**YOUR TASK**
Only the lines from the one containing "Reproduce this diagram with TikZ." through the one containing "minimum width=156pt, minimum" should be output, both ends included and exactly as they appear, minus any pictures.
====== DATASET ENTRIES ======
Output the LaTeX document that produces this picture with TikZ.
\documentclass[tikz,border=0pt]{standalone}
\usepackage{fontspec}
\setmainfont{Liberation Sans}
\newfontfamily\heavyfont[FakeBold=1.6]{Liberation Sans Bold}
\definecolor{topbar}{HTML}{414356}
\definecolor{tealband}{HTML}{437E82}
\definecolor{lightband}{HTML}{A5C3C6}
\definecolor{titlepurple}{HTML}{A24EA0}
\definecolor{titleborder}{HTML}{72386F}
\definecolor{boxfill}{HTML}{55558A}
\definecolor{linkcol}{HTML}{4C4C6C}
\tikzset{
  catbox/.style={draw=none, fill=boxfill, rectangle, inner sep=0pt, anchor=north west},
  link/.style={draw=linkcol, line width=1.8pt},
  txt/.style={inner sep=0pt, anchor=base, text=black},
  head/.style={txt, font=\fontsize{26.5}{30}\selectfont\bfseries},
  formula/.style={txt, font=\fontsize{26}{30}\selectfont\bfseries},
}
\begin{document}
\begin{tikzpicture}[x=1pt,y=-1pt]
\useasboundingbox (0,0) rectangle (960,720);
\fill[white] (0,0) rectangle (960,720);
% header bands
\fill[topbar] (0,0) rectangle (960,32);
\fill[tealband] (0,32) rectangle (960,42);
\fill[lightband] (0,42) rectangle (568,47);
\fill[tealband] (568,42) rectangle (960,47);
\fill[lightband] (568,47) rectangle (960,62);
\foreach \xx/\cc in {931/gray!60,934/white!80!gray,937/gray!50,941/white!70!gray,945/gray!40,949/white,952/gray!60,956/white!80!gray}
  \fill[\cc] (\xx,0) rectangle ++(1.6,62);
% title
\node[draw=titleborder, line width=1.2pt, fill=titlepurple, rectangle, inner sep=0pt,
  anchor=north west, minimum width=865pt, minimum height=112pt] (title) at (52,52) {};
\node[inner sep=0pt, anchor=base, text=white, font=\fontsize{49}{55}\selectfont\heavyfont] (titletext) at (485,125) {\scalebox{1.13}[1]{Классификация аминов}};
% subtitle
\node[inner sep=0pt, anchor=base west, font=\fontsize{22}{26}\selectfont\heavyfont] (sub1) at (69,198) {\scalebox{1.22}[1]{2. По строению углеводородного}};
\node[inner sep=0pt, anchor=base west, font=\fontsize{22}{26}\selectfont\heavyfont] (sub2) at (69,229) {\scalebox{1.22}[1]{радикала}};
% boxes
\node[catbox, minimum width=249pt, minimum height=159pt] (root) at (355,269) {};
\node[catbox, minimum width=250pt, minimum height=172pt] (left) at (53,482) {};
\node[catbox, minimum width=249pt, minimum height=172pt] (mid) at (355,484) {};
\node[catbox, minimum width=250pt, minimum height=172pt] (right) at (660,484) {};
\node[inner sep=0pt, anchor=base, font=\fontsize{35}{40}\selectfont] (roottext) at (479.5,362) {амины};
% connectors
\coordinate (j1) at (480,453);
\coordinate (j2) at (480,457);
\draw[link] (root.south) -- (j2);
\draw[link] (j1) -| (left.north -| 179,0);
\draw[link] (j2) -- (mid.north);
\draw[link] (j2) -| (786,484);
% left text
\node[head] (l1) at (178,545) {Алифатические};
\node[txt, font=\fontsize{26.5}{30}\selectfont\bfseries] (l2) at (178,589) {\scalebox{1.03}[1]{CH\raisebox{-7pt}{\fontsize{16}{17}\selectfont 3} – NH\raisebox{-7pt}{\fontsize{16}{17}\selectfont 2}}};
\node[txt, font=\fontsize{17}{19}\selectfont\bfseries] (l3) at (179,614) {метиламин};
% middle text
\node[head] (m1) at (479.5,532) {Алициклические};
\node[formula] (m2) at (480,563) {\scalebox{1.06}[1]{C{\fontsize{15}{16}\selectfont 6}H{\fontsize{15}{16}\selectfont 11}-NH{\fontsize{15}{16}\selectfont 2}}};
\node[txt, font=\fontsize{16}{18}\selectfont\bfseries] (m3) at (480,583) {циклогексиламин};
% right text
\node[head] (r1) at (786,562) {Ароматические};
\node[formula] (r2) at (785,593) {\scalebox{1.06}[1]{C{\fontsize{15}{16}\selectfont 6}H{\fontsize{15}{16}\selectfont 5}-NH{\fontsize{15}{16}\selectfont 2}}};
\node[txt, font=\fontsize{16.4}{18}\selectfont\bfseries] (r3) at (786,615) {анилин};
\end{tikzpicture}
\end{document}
======
====== DATASET ENTRIES ======
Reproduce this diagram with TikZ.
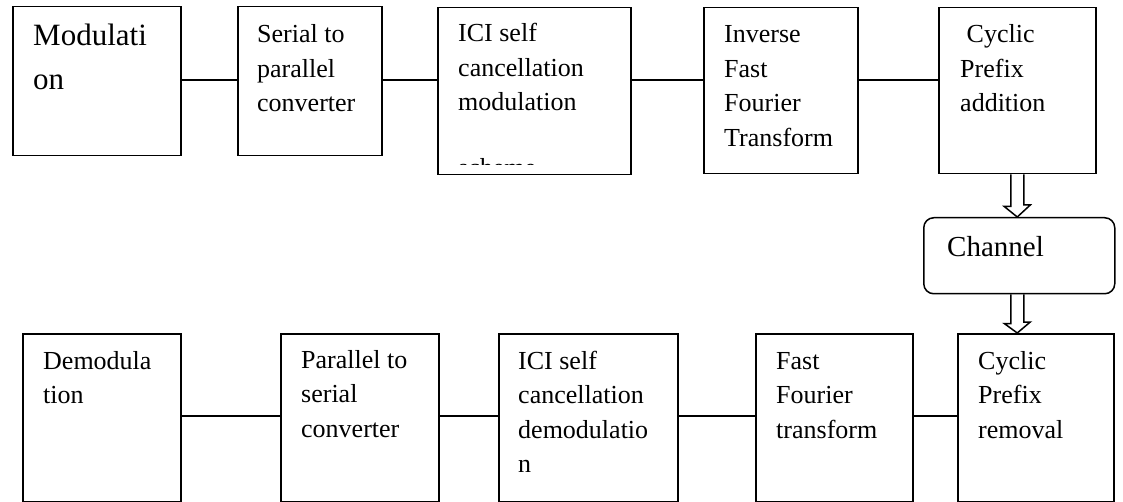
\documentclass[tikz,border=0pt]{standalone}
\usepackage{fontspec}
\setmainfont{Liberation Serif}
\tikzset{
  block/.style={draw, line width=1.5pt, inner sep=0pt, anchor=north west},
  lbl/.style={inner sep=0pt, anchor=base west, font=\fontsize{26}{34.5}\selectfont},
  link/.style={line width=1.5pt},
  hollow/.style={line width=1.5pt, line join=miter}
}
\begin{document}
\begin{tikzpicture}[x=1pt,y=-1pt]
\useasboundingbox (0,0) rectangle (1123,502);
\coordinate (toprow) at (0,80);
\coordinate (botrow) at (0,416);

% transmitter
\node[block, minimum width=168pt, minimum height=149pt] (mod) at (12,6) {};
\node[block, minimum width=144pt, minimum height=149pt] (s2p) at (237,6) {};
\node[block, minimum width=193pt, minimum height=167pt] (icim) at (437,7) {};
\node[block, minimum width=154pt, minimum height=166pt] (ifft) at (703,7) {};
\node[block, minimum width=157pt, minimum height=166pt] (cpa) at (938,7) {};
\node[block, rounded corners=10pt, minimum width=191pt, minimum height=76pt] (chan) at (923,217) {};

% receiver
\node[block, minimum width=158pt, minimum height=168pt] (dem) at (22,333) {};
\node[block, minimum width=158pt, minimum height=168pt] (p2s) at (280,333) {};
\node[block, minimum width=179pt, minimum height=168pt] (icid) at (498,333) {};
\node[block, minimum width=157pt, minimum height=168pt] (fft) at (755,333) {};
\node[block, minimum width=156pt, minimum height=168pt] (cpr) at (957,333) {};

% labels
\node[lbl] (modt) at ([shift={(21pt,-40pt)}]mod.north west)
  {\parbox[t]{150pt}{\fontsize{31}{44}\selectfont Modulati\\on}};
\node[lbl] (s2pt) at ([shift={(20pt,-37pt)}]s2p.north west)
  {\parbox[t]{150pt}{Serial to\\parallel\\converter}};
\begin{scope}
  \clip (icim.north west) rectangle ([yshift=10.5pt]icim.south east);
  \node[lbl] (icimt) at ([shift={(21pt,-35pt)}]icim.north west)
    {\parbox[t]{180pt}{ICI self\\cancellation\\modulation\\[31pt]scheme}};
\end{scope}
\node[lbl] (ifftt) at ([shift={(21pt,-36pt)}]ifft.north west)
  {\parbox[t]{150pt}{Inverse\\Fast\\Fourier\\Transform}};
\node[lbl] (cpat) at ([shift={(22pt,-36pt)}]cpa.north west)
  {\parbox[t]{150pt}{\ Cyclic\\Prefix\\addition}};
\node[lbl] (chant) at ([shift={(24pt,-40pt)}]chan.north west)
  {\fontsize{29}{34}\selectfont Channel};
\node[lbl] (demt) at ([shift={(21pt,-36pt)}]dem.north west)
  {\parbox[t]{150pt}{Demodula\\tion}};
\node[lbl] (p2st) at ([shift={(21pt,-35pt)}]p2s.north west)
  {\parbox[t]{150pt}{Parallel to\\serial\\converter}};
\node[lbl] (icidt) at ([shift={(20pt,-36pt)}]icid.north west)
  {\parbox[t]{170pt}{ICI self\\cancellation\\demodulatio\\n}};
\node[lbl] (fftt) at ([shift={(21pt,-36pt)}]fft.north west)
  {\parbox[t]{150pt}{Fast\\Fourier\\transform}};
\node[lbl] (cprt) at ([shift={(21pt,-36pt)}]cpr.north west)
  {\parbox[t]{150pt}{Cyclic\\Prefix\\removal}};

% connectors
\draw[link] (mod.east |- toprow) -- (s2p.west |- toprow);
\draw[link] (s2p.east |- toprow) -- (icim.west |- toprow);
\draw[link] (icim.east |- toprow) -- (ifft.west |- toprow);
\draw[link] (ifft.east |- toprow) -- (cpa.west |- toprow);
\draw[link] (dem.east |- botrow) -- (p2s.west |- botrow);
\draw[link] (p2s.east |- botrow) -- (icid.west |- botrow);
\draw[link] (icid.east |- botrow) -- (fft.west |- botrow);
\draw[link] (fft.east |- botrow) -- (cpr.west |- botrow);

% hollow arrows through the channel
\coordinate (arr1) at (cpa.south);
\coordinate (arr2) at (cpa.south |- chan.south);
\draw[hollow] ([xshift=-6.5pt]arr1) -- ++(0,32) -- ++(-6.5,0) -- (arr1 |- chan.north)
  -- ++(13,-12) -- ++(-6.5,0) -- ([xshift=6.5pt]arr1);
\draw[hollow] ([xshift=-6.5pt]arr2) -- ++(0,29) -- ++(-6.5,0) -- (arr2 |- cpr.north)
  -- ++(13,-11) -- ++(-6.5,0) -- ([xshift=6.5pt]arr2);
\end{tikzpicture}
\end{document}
======
**RESULT OF THIS TASK**
Reproduce this diagram with TikZ.
\documentclass[tikz,border=0pt]{standalone}
\usepackage{fontspec}
\setmainfont{Liberation Serif}
\tikzset{
  block/.style={draw, line width=1.5pt, inner sep=0pt, anchor=north west},
  lbl/.style={inner sep=0pt, anchor=base west, font=\fontsize{26}{34.5}\selectfont},
  link/.style={line width=1.5pt},
  hollow/.style={line width=1.5pt, line join=miter}
}
\begin{document}
\begin{tikzpicture}[x=1pt,y=-1pt]
\useasboundingbox (0,0) rectangle (1123,502);
\coordinate (toprow) at (0,80);
\coordinate (botrow) at (0,416);

% transmitter
\node[block, minimum width=168pt, minimum height=149pt] (mod) at (12,6) {};
\node[block, minimum width=144pt, minimum height=149pt] (s2p) at (237,6) {};
\node[block, minimum width=193pt, minimum height=167pt] (icim) at (437,7) {};
\node[block, minimum width=154pt, minimum height=166pt] (ifft) at (703,7) {};
\node[block, minimum width=157pt, minimum height=166pt] (cpa) at (938,7) {};
\node[block, rounded corners=10pt, minimum width=191pt, minimum height=76pt] (chan) at (923,217) {};

% receiver
\node[block, minimum width=158pt, minimum height=168pt] (dem) at (22,333) {};
\node[block, minimum width=158pt, minimum height=168pt] (p2s) at (280,333) {};
\node[block, minimum width=179pt, minimum height=168pt] (icid) at (498,333) {};
\node[block, minimum width=157pt, minimum height=168pt] (fft) at (755,333) {};
\node[block, minimum width=156pt, minimum height=168pt] (cpr) at (957,333) {};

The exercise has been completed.